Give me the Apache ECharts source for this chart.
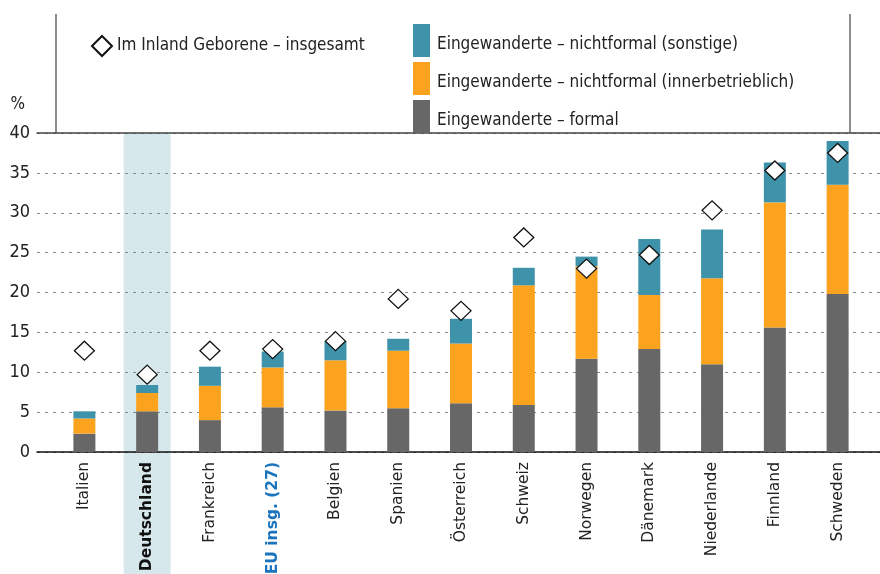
<!DOCTYPE html>
<html>
<head>
<meta charset="utf-8">
<script src="https://cdn.jsdelivr.net/npm/echarts@6/dist/echarts.min.js"></script>
<style>
  html, body { margin: 0; padding: 0; background: #fff; }
  #chart { width: 880px; height: 574px; }
</style>
</head>
<body>
<div id="chart"></div>
<script>
const countries = ["Italien", "Deutschland", "Frankreich", "EU insg. (27)", "Belgien", "Spanien",
  "Österreich", "Schweiz", "Norwegen", "Dänemark", "Niederlande", "Finnland", "Schweden"];
const formal = [2.3, 5.1, 4.0, 5.6, 5.2, 5.5, 6.1, 5.9, 11.7, 12.9, 11.0, 15.6, 19.8];
const innerbetrieblich = [1.9, 2.3, 4.3, 5.0, 6.3, 7.2, 7.5, 15.0, 11.6, 6.8, 10.8, 15.7, 13.7];
const sonstige = [0.9, 1.0, 2.4, 2.0, 2.4, 1.5, 3.1, 2.2, 1.2, 7.0, 6.1, 5.0, 5.5];
const inlandGeborene = [12.7, 9.7, 12.7, 12.9, 13.9, 19.2, 17.7, 26.9, 23.0, 24.7, 30.3, 35.3, 37.5];
const highlight = [null, 1, null, null, null, null, null, null, null, null, null, null, null];
const yTicks = [0, 5, 10, 15, 20, 25, 30, 35, 40];

const narrow = "'DejaVu Sans Condensed', 'Liberation Sans', sans-serif";
const chart = echarts.init(document.getElementById("chart"));

const option = {
  animation: false,
  grid: [
    { left: 37, right: 0, top: 133, bottom: 122, outerBoundsMode: "none" },
    { left: 53, right: 11, top: 133, bottom: 122, outerBoundsMode: "none" },
    { left: 53, right: 11, top: 133, bottom: 0, outerBoundsMode: "none" }
  ],
  legend: [
    {
      left: 408, top: 19, orient: "vertical", itemWidth: 17, itemHeight: 33, itemGap: 5,
      icon: "rect", itemStyle: { borderWidth: 0 },
      data: ["Eingewanderte – nichtformal (sonstige)", "Eingewanderte – nichtformal (innerbetrieblich)", "Eingewanderte – formal"],
      formatter: function (name) { return "{t|" + name + "}"; },
      textStyle: {
        fontFamily: narrow, fontSize: 17, color: "#222",
        rich: { t: { fontFamily: narrow, fontSize: 17, color: "#222", padding: [9, 0, 0, 2] } }
      }
    },
    {
      left: 86, top: 30, itemWidth: 20, itemHeight: 20,
      data: ["Im Inland Geborene – insgesamt"],
      textStyle: { fontFamily: narrow, fontSize: 17, color: "#222" }
    }
  ],
  xAxis: [
    {
      gridIndex: 0, type: "value", min: 0, max: 1,
      axisLine: { show: true, lineStyle: { color: "#111", width: 1.5 } },
      axisTick: { show: false }, axisLabel: { show: false }, splitLine: { show: false }
    },
    {
      gridIndex: 0, type: "value", min: 0, max: 1, position: "top",
      axisLine: { show: true, lineStyle: { color: "#444", width: 1.5 } },
      axisTick: { show: false }, axisLabel: { show: false }, splitLine: { show: false }
    },
    {
      gridIndex: 1, type: "category", data: countries,
      axisLine: { show: false }, axisTick: { show: false },
      axisLabel: {
        rotate: 90, margin: 10, fontFamily: "DejaVu Sans", fontSize: 15.5, color: "#222",
        formatter: function (v) {
          if (v === "Deutschland") return "{b|" + v + "}";
          if (v === "EU insg. (27)") return "{eu|" + v + "}";
          return v;
        },
        rich: {
          b: { fontFamily: "DejaVu Sans", fontSize: 15.5, fontWeight: "bold", color: "#111" },
          eu: { fontFamily: "DejaVu Sans", fontSize: 15.5, fontWeight: "bold", color: "#1a74bd" }
        }
      }
    },
    {
      gridIndex: 2, type: "category", data: countries, show: false
    }
  ],
  yAxis: [
    {
      gridIndex: 0, type: "value", min: 0, max: 40, interval: 5,
      name: "%", nameLocation: "end", nameGap: 20,
      nameTextStyle: { fontFamily: narrow, fontSize: 17, color: "#222", align: "right", padding: [0, 12, 0, 0] },
      axisLine: { show: false }, axisTick: { show: false },
      axisLabel: {
        fontFamily: narrow, fontSize: 18, color: "#222", margin: 7,
        formatter: function (v) { return yTicks.indexOf(v) >= 0 ? String(v) : ""; }
      },
      splitLine: { show: true, lineStyle: { color: "#888", type: [3, 5], width: 1 } }
    },
    { gridIndex: 1, type: "value", min: 0, max: 40, show: false },
    { gridIndex: 2, type: "value", min: 0, max: 1, show: false }
  ],
  series: [
    {
      name: "band", type: "bar", xAxisIndex: 3, yAxisIndex: 2, data: highlight,
      barWidth: 47, z: -1, silent: true, itemStyle: { color: "#d7e8ec" }
    },
    {
      name: "Eingewanderte – formal", type: "bar", stack: "s", xAxisIndex: 2, yAxisIndex: 1,
      data: formal, barWidth: 22, itemStyle: { color: "#676767" }
    },
    {
      name: "Eingewanderte – nichtformal (innerbetrieblich)", type: "bar", stack: "s", xAxisIndex: 2, yAxisIndex: 1,
      data: innerbetrieblich, barWidth: 22, itemStyle: { color: "#fba31f" }
    },
    {
      name: "Eingewanderte – nichtformal (sonstige)", type: "bar", stack: "s", xAxisIndex: 2, yAxisIndex: 1,
      data: sonstige, barWidth: 22, itemStyle: { color: "#3e93ab" }
    },
    {
      name: "Im Inland Geborene – insgesamt", type: "scatter", xAxisIndex: 2, yAxisIndex: 1,
      data: inlandGeborene, symbol: "diamond", symbolSize: [20, 19], z: 5,
      itemStyle: { color: "#fff", borderColor: "#111", borderWidth: 1.3, opacity: 1 }
    }
  ],
  graphic: [
    { type: "line", shape: { x1: 56, y1: 14, x2: 56, y2: 133 }, style: { stroke: "#444", lineWidth: 1.2 } },
    { type: "line", shape: { x1: 850, y1: 14, x2: 850, y2: 133 }, style: { stroke: "#444", lineWidth: 1.2 } }
  ]
};

chart.setOption(option);
</script>
</body>
</html>
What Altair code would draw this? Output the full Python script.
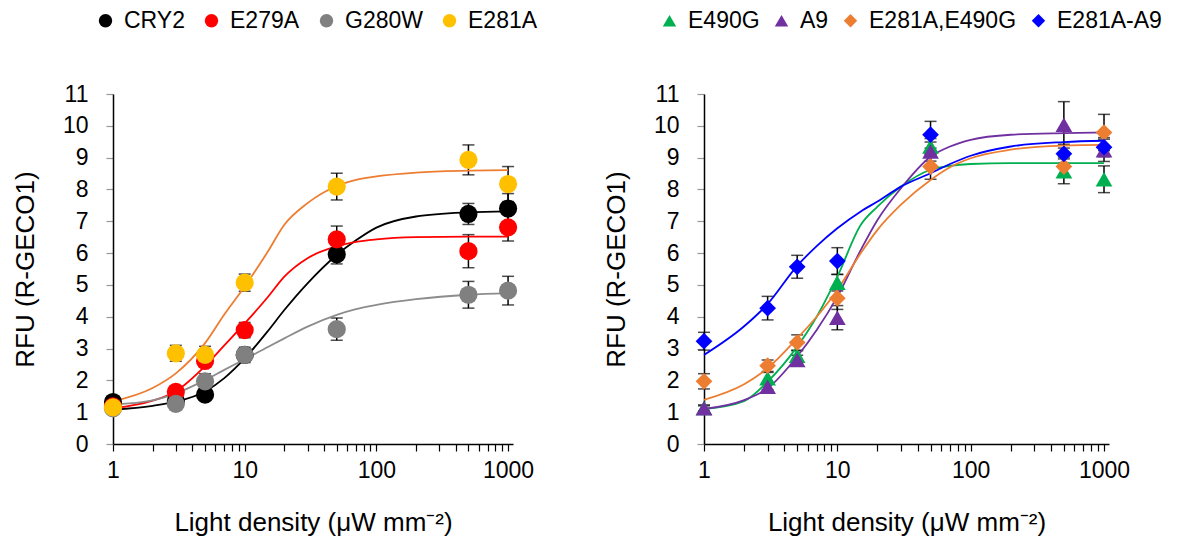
import altair as alt
import pandas as pd

# ---------------- data ----------------
X_PTS = [1, 3, 5, 10, 50, 500, 1000]

LEFT_SERIES = ["CRY2", "E279A", "G280W", "E281A"]
CRY2_Y = [1.32, 1.35, 1.55, 2.80, 5.96, 7.23, 7.40]
CRY2_ERR = [0.10, 0.08, 0.08, 0.15, 0.30, 0.33, 0.47]
E279A_Y = [1.18, 1.64, 2.61, 3.58, 6.43, 6.06, 6.81]
E279A_ERR = [0.08, 0.12, 0.15, 0.24, 0.42, 0.52, 0.43]
G280W_Y = [1.12, 1.26, 1.97, 2.80, 3.61, 4.69, 4.82]
G280W_ERR = [0.08, 0.10, 0.24, 0.24, 0.35, 0.42, 0.45]
E281A_Y = [1.15, 2.85, 2.80, 5.07, 8.09, 8.93, 8.17]
E281A_ERR = [0.10, 0.25, 0.27, 0.27, 0.42, 0.47, 0.55]

RIGHT_SERIES = ["E490G", "A9", "E281A,E490G", "E281A-A9"]
E490G_Y = [1.13, 2.07, 2.77, 5.07, 9.35, 8.57, 8.32]
E490G_ERR = [0.10, 0.18, 0.16, 0.26, 0.25, 0.39, 0.42]
A9_Y = [1.12, 1.80, 2.64, 3.97, 9.19, 10.03, 9.23]
A9_ERR = [0.08, 0.10, 0.15, 0.38, 0.30, 0.73, 0.35]
E281A_E490G_Y = [1.97, 2.46, 3.19, 4.58, 8.72, 8.72, 9.79]
E281A_E490G_ERR = [0.24, 0.18, 0.24, 0.35, 0.40, 0.30, 0.57]
E281A_A9_Y = [3.23, 4.27, 5.57, 5.75, 9.72, 9.12, 9.33]
E281A_A9_ERR = [0.28, 0.37, 0.36, 0.42, 0.42, 0.30, 0.30]

# fitted curves
FIT_X = [1, 2, 3, 5, 7, 10, 15, 20, 30, 50, 70, 100, 200, 500, 1000]
CRY2_FIT = [1.08, 1.20, 1.33, 1.65, 2.07, 2.69, 3.55, 4.21, 5.05, 5.94, 6.40, 6.80, 7.15, 7.28, 7.31]
E279A_FIT = [1.12, 1.36, 1.66, 2.45, 3.10, 3.79, 4.62, 5.26, 5.84, 6.21, 6.35, 6.43, 6.50, 6.52, 6.52]
G280W_FIT = [1.24, 1.37, 1.59, 2.01, 2.33, 2.66, 3.05, 3.32, 3.69, 4.06, 4.24, 4.37, 4.55, 4.69, 4.74]
E281A_FIT = [1.34, 1.76, 2.22, 3.17, 4.07, 4.95, 6.05, 6.89, 7.57, 8.11, 8.30, 8.41, 8.53, 8.59, 8.61]
E490G_FIT = [1.10, 1.35, 1.96, 3.06, 4.00, 5.26, 6.89, 7.46, 8.09, 8.62, 8.74, 8.80, 8.83, 8.83, 8.83]
A9_FIT = [1.10, 1.38, 1.75, 2.75, 3.58, 4.63, 6.10, 7.04, 8.04, 9.03, 9.35, 9.56, 9.72, 9.77, 9.79]
E281A_E490G_FIT = [1.39, 1.88, 2.38, 3.32, 4.00, 4.84, 6.00, 6.73, 7.52, 8.30, 8.70, 8.98, 9.25, 9.38, 9.40]
E281A_A9_FIT = [2.80, 3.70, 4.40, 5.60, 6.22, 6.78, 7.31, 7.62, 8.09, 8.51, 8.80, 9.06, 9.35, 9.49, 9.53]

LEFT_MARK_COLORS = ["#000000", "#FF0000", "#808080", "#FFC000"]
LEFT_LINE_COLORS = ["#000000", "#FF0000", "#8C8C8C", "#ED7D31"]
RIGHT_MARK_COLORS = ["#00B050", "#7030A0", "#ED7D31", "#0000FF"]
RIGHT_LINE_COLORS = ["#00B050", "#7030A0", "#ED7D31", "#0000FF"]
LEFT_SHAPES = ["circle", "circle", "circle", "circle"]
RIGHT_SHAPES = ["triangle-up", "triangle-up", "diamond", "diamond"]

X_TICKS = [1, 2, 3, 4, 5, 6, 7, 8, 9, 10, 20, 30, 40, 50, 60, 70, 80, 90,
           100, 200, 300, 400, 500, 600, 700, 800, 900, 1000]
Y_TICKS = list(range(0, 12))


def points_df(names, ys, errs):
    rows = []
    for n, yy, ee in zip(names, ys, errs):
        for x, y, e in zip(X_PTS, yy, ee):
            rows.append({"series": n, "x": x, "y": y, "lo": y - e, "hi": y + e})
    return pd.DataFrame(rows)


def fit_df(names, fits, colors):
    rows = []
    for n, ff, c in zip(names, fits, colors):
        for x, y in zip(FIT_X, ff):
            rows.append({"curve": n, "lc": c, "x": x, "y": y})
    return pd.DataFrame(rows)


left_pts = points_df(LEFT_SERIES, [CRY2_Y, E279A_Y, G280W_Y, E281A_Y],
                     [CRY2_ERR, E279A_ERR, G280W_ERR, E281A_ERR])
left_fit = fit_df(LEFT_SERIES, [CRY2_FIT, E279A_FIT, G280W_FIT, E281A_FIT], LEFT_LINE_COLORS)
right_pts = points_df(RIGHT_SERIES, [E490G_Y, A9_Y, E281A_E490G_Y, E281A_A9_Y],
                      [E490G_ERR, A9_ERR, E281A_E490G_ERR, E281A_A9_ERR])
right_fit = fit_df(RIGHT_SERIES, [E490G_FIT, A9_FIT, E281A_E490G_FIT, E281A_A9_FIT],
                   RIGHT_LINE_COLORS)

X_TITLE = "Light density (μW mm⁻²)"
Y_TITLE = "RFU (R-GECO1)"


def panel(pts, fit, names, mark_colors, shapes, size, width, legend_x, col_pad):
    xs = alt.Scale(type="log", domain=[1, 1090], nice=False)
    ys = alt.Scale(domain=[0, 11], nice=False)
    xax = alt.Axis(values=X_TICKS, format="d", title=X_TITLE, labelOverlap=False,
                   labelExpr="(datum.value == 1 || datum.value == 10 || datum.value == 100 || datum.value == 1000) ? datum.label : ''")
    yax = alt.Axis(values=Y_TICKS, title=Y_TITLE, tickColor="#999999", labelOverlap=False)
    legend = alt.Legend(orient="none", legendX=legend_x, legendY=-85, direction="horizontal",
                        columnPadding=col_pad, title=None)

    def X(f):
        return alt.X(f, scale=xs, axis=xax)

    def Y(f):
        return alt.Y(f, scale=ys, axis=yax)

    base_pts = alt.Chart(pts)
    bars = base_pts.mark_rule(color="black", strokeWidth=1.5).encode(
        x=X("x:Q"), y=Y("lo:Q"), y2="hi:Q", detail="series:N")
    cap_lo = base_pts.mark_tick(color="black", orient="horizontal", size=12, thickness=1.5).encode(
        x=X("x:Q"), y=Y("lo:Q"), detail="series:N")
    cap_hi = base_pts.mark_tick(color="black", orient="horizontal", size=12, thickness=1.5).encode(
        x=X("x:Q"), y=Y("hi:Q"), detail="series:N")
    lines = alt.Chart(fit).mark_line(strokeWidth=1.8, interpolate="monotone").encode(
        x=X("x:Q"), y=Y("y:Q"),
        detail="curve:N",
        stroke=alt.Stroke("lc:N", scale=None),
    )
    dots = base_pts.mark_point(filled=True, size=size, opacity=1).encode(
        x=X("x:Q"), y=Y("y:Q"),
        color=alt.Color("series:N", scale=alt.Scale(domain=names, range=mark_colors),
                        legend=legend),
        shape=alt.Shape("series:N", scale=alt.Scale(domain=names, range=shapes),
                        legend=legend),
    )
    return alt.layer(bars, cap_lo, cap_hi, lines, dots).properties(width=width, height=350)


left = panel(left_pts, left_fit, LEFT_SERIES, LEFT_MARK_COLORS, LEFT_SHAPES, 330, 400, -19, 15)
right = panel(right_pts, right_fit, RIGHT_SERIES, RIGHT_MARK_COLORS, RIGHT_SHAPES, 280, 405, -46, 10)

chart = alt.hconcat(left, right, spacing=65).resolve_scale(
    color="independent", shape="independent"
).properties(
    padding={"left": 12, "top": 9, "right": 2, "bottom": 5}
).configure(
    font="Liberation Sans"
).configure_view(
    stroke=None
).configure_axis(
    grid=False,
    domainColor="black",
    domainWidth=1.5,
    tickColor="black",
    tickSize=7,
    tickWidth=1.2,
    labelFontSize=23,
    labelColor="black",
    labelPadding=4,
    titleFontSize=26,
    titleFontWeight="normal",
    titleColor="black",
).configure_axisY(
    titlePadding=24,
    labelPadding=18,
).configure_axisX(
    titlePadding=27,
    labelPadding=8,
    labelFlush=False,
).configure_legend(
    labelFontSize=23,
    labelColor="black",
    symbolSize=180,
    symbolStrokeWidth=0,
    labelOffset=7,
    padding=0,
)

chart.save("out.html", embed_options={"renderer": "svg", "actions": False})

--------------------------------------------------

Using the entries above, repeat exactly the lines from the one with "What Altair code" to the one with "X_PTS = [1, 3, 5, 10, 50, 500, 1000]", both included, and leave the pictures behind.

What Altair code would draw this? Output the full Python script.
import altair as alt
import pandas as pd

# ---------------- data ----------------
X_PTS = [1, 3, 5, 10, 50, 500, 1000]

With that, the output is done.